È un uomo che teme più la vergogna e il peccato della morte stessa. Anzi sacrificare la propria vita per il bene degli altri è il suo destino, il suo compimento».
Lei ne fa una questione di onore, ma gli adulti oggi sembrano più attratti dai social network.
«L’onore non coincide con la reputazione. L’onore dipende dalle virtù della persona, non da quello che altri pensano di lei. Le due cose non coincidono anzi spesso sono in antitesi. “Guai quando tutti gli uomini diranno bene di voi” dice il Vangelo. E in effetti Gesù che incarnava ogni virtù, non godeva di ottima reputazione. La nostra società senza onore - è basata sulla reputazione. Come dimostra il successo dei social, dove agisce il meccanismo perverso dei “like” o dei “followers”. Di avere cioè l’approvazione degli altri anche se estranei. Ma chi elemosina approvazione da chiunque è generalmente una persona molto insicura».

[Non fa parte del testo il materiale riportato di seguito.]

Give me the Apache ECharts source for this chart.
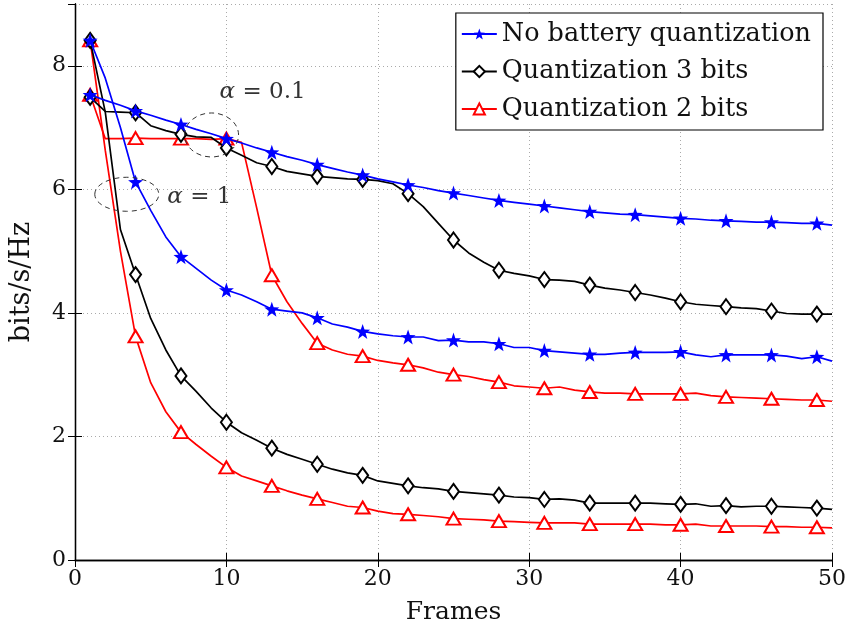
<!DOCTYPE html>
<html>
<head>
<meta charset="utf-8">
<script src="https://cdn.jsdelivr.net/npm/echarts@6/dist/echarts.min.js"></script>
<style>
  html, body { margin: 0; padding: 0; background: #fff; }
  #chart { width: 849px; height: 630px; }
</style>
</head>
<body>
<div id="chart"></div>
<script>
const frames = [];
for (let f = 1; f <= 50; f++) frames.push(f);

const xTicks = [0, 10, 20, 30, 40, 50];
const yTicks = [0, 2, 4, 6, 8];

const seriesNames = ["No battery quantization", "Quantization 3 bits", "Quantization 2 bits"];

// alpha = 0.1 curves
const noQuantLow = [
  7.53, 7.44, 7.36, 7.27, 7.20, 7.12, 7.05, 6.97, 6.90, 6.82,
  6.75, 6.67, 6.60, 6.53, 6.47, 6.40, 6.34, 6.28, 6.23, 6.17,
  6.12, 6.07, 6.03, 5.98, 5.94, 5.90, 5.86, 5.82, 5.79, 5.76,
  5.73, 5.70, 5.67, 5.64, 5.62, 5.60, 5.59, 5.57, 5.55, 5.53,
  5.52, 5.50, 5.49, 5.48, 5.47, 5.47, 5.46, 5.45, 5.45, 5.42
];
const quant3Low = [
  7.49, 7.26, 7.25, 7.24, 7.03, 6.95, 6.89, 6.85, 6.84, 6.67,
  6.55, 6.43, 6.37, 6.29, 6.25, 6.21, 6.19, 6.17, 6.16, 6.14,
  6.09, 5.93, 5.72, 5.45, 5.18, 4.97, 4.82, 4.69, 4.64, 4.60,
  4.54, 4.53, 4.51, 4.45, 4.40, 4.37, 4.33, 4.29, 4.24, 4.18,
  4.14, 4.12, 4.10, 4.08, 4.07, 4.03, 3.99, 3.98, 3.98, 3.98
];
const quant2Low = [
  7.53, 6.82, 6.82, 6.83, 6.82, 6.82, 6.82, 6.82, 6.81, 6.82,
  6.76, 5.70, 4.61, 4.18, 3.83, 3.51, 3.40, 3.33, 3.30, 3.23,
  3.19, 3.16, 3.11, 3.04, 3.00, 2.97, 2.92, 2.88, 2.82, 2.80,
  2.78, 2.80, 2.75, 2.72, 2.70, 2.70, 2.69, 2.69, 2.69, 2.69,
  2.70, 2.66, 2.64, 2.63, 2.62, 2.61, 2.60, 2.59, 2.59, 2.57
];

// alpha = 1 curves
const noQuantHigh = [
  8.41, 7.80, 7.00, 6.12, 5.66, 5.23, 4.91, 4.72, 4.53, 4.37,
  4.29, 4.18, 4.06, 4.03, 4.00, 3.92, 3.82, 3.77, 3.70, 3.66,
  3.63, 3.61, 3.61, 3.55, 3.56, 3.53, 3.53, 3.50, 3.44, 3.44,
  3.39, 3.37, 3.35, 3.33, 3.33, 3.35, 3.36, 3.36, 3.36, 3.37,
  3.32, 3.29, 3.32, 3.32, 3.32, 3.32, 3.30, 3.26, 3.29, 3.22
];
const quant3High = [
  8.41, 7.25, 5.35, 4.62, 3.91, 3.40, 2.98, 2.73, 2.46, 2.23,
  2.06, 1.94, 1.81, 1.71, 1.63, 1.55, 1.47, 1.41, 1.37, 1.28,
  1.24, 1.20, 1.17, 1.15, 1.11, 1.09, 1.07, 1.05, 1.02, 1.01,
  0.98, 0.99, 0.97, 0.92, 0.92, 0.92, 0.92, 0.92, 0.91, 0.90,
  0.91, 0.87, 0.88, 0.86, 0.87, 0.87, 0.86, 0.85, 0.84, 0.82
];
const quant2High = [
  8.41, 6.63, 5.00, 3.62, 2.87, 2.40, 2.07, 1.87, 1.68, 1.50,
  1.36, 1.28, 1.20, 1.12, 1.05, 0.99, 0.93, 0.87, 0.85, 0.79,
  0.75, 0.74, 0.72, 0.70, 0.67, 0.66, 0.65, 0.63, 0.62, 0.61,
  0.60, 0.60, 0.60, 0.58, 0.58, 0.58, 0.58, 0.58, 0.57, 0.57,
  0.58, 0.55, 0.55, 0.55, 0.55, 0.54, 0.54, 0.53, 0.53, 0.52
];

const FONT = "DejaVu Serif";
const STAR = "path://M0,-10L2.35,-3.24L9.51,-3.09L3.8,1.24L5.88,8.09L0,4L-5.88,8.09L-3.8,1.24L-9.51,-3.09L-2.35,-3.24Z";

// marker every third frame, starting at frame 1
const toData = (values) =>
  values.map((v, i) => (i % 3 === 0 ? [frames[i], v] : { value: [frames[i], v], symbol: "none" }));

const makeSeries = (name, values, color, symbol, symbolSize, z) => ({
  name,
  type: "line",
  data: toData(values),
  symbol,
  symbolSize,
  showAllSymbol: true,
  z,
  lineStyle: { color, width: 1.7 },
  itemStyle: { color, borderWidth: 1.7 },
  emphasis: { disabled: true },
  animation: false,
});

const chart = echarts.init(document.getElementById("chart"));

const axisCommon = {
  type: "value",
  axisLine: { show: true, lineStyle: { color: "#000", width: 1.3 } },
  axisTick: { show: true, inside: true, length: 7, lineStyle: { color: "#000", width: 1 } },
};

chart.setOption({
  backgroundColor: "#fff",
  animation: false,
  textStyle: { fontFamily: FONT },
  grid: { left: 74, right: 17, top: 4, bottom: 69 },
  legend: {
    data: seriesNames,
    orient: "vertical",
    right: 26,
    top: 13,
    backgroundColor: "#fff",
    borderColor: "#000",
    borderWidth: 1.2,
    borderRadius: 0,
    padding: [8, 12, 8, 5],
    itemWidth: 35,
    itemHeight: 14,
    itemGap: 11.5,
    textStyle: { fontFamily: FONT, fontSize: 25.5, color: "#111", lineHeight: 26 },
  },
  xAxis: [
    {
      ...axisCommon,
      min: xTicks[0],
      max: xTicks[xTicks.length - 1],
      interval: 10,
      name: "Frames",
      nameLocation: "middle",
      nameGap: 40,
      nameTextStyle: { fontFamily: FONT, fontSize: 25, color: "#111" },
      axisLabel: { fontFamily: FONT, fontSize: 22, color: "#111", margin: 8 },
      splitLine: { show: true, lineStyle: { color: "#aaa", type: [1, 3], width: 1 } },
    },
    {
      ...axisCommon,
      position: "top",
      min: xTicks[0],
      max: xTicks[xTicks.length - 1],
      interval: 10,
      axisLabel: { show: false },
      splitLine: { show: false },
    },
  ],
  yAxis: [
    {
      ...axisCommon,
      min: yTicks[0],
      max: 9,
      interval: 2,
      name: "bits/s/Hz",
      nameLocation: "middle",
      nameRotate: 90,
      nameGap: 40,
      nameTextStyle: { fontFamily: FONT, fontSize: 27, color: "#111" },
      axisLabel: { fontFamily: FONT, fontSize: 22, color: "#111", margin: 9, showMaxLabel: false },
      splitLine: { show: true, lineStyle: { color: "#aaa", type: [1, 3], width: 1 } },
    },
    {
      ...axisCommon,
      position: "right",
      min: yTicks[0],
      max: 9,
      interval: 2,
      axisLabel: { show: false },
      splitLine: { show: false },
    },
  ],
  series: [
    makeSeries(seriesNames[2], quant2Low, "#ff0000", "emptyTriangle", [14, 12], 2),
    makeSeries(seriesNames[2], quant2High, "#ff0000", "emptyTriangle", [14, 12], 2),
    makeSeries(seriesNames[1], quant3Low, "#000000", "emptyDiamond", [11, 15], 3),
    makeSeries(seriesNames[1], quant3High, "#000000", "emptyDiamond", [11, 15], 3),
    makeSeries(seriesNames[0], noQuantLow, "#0000ff", STAR, 15, 4),
    makeSeries(seriesNames[0], noQuantHigh, "#0000ff", STAR, 15, 4),
  ],
});

// alpha annotations, anchored to data coordinates
const px = (x, y) => chart.convertToPixel({ gridIndex: 0 }, [x, y]);
const e1 = px(3.42, 5.92);
const e2 = px(9.02, 6.88);
const t1 = px(6.1, 5.87);
const t2 = px(9.55, 7.57);
const dash = { fill: "none", stroke: "#333", lineWidth: 1, lineDash: [5, 4] };
const alphaLabel = (rest, p) => ({
  type: "text",
  x: p[0],
  y: p[1],
  z: 20,
  style: {
    text: "{a|α} = " + rest,
    font: "23px " + FONT,
    fill: "#333",
    verticalAlign: "middle",
    rich: { a: { fontFamily: FONT, fontStyle: "italic", fontSize: 23, fill: "#333" } },
  },
});

chart.setOption({
  graphic: [
    { type: "ellipse", z: 20, shape: { cx: e1[0], cy: e1[1], rx: 32, ry: 17 }, style: dash },
    { type: "ellipse", z: 20, shape: { cx: e2[0], cy: e2[1], rx: 27, ry: 22 }, style: dash },
    alphaLabel("1", t1),
    alphaLabel("0.1", t2),
  ],
});
</script>
</body>
</html>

               In questa crisi del maschio, a farne le spese più di tutti oggi è la figura del padre.
«È il grande assente. E difatti la nostra società, materna, iperprotettiva, ci induce a essere timorosi. È la mamma che dice: “Non farlo, che ti fai male”, “È pericoloso”; è invece il padre che ci incoraggia a rischiare, a osare, a lasciare le sottane materne per prendere il largo nel pericoloso mondo. La vita è rischio e la nostra civiltà è stata costruita da coraggiosi, non da vili. Ma oggi prevale il lamento o l’assicurazione che non si avranno conseguenze. Siamo circondati da persone che vogliono avere rapporti sessuali ma non la gravidanza, vogliono avere figli ma devono essere sicuri che saranno sani e belli. E poi sempre a scaricare la responsabilità sugli altri: “Mio figlio è un bravo ragazzo prendetevela con i veri delinquenti”… Stiamo allevando una società di irresponsabili».
Tra le virtù del codice c’è la lealtà…
«Ormai scomparsa. Basta vedere la crisi del matrimonio. Il tradimento (considerato ormai fisiologico) e il divorzio non sono altro che una rottura del giuramento, una slealtà. “Se le cose vanno male” - si obietta - “perché restare insieme?”. Perché si è promesso e le promesse si fanno per quando le cose vanno male, altrimenti non ci sarebbe bisogno di promettere. Ma si sa la fedeltà ha un prezzo e oggi nessuno è educato a pagare per le proprie scelte».
Perché lo sport è un’ottima palestra di virtù?
«Chi ha fatto sport sa che l’avversario è quello che abbiamo dentro di noi: paure, insicurezze, limiti. Colui che abbiamo davanti ci dà l’occasione di superare le nostre fragilità. Nello sport non importa vincere o perdere, ma come si vince e come si perde. La storia (vera) di Rocky Balboa lo dimostra ».
Un eroe anche del cinema, come Braveheart o Batman…
«Sono modelli. Batman è uno che combatte il crimine a mani nude, e senza uccidere mai nessuno; indossa la maschera non per viltà, ma per proteggere chi gli sta vicino. È il Cavaliere Oscuro. Un cavaliere, perché il suo destino è quello di morire combattendo il male. Oscuro perché non esita a sacrificare la propria reputazione, ad accettare di essere deriso e calunniato per il bene delle persone che gli sono affidate».
Un’arma potente è l’educazione.
«La nostra civiltà è stata costruita sul potere delle storie: dai poemi omerici, alle chanson de geste, alla letteratura per l’infanzia, alle storie della Bibbia. Noi stessi del secolo scorso abbiamo capito cos’era un uomo leggendo Sandokan, Michele Strogoff, L’ultimo dei mohicani ... Ma adesso non raccontiamo più nulla ai ragazzi: gli diamo in mano un tablet, uno smartphone perché non diano fastidio. Riprendere in mano questo patrimonio millenario di storie è la chiave per dare ancora un orizzonte a milioni di uomini e donne».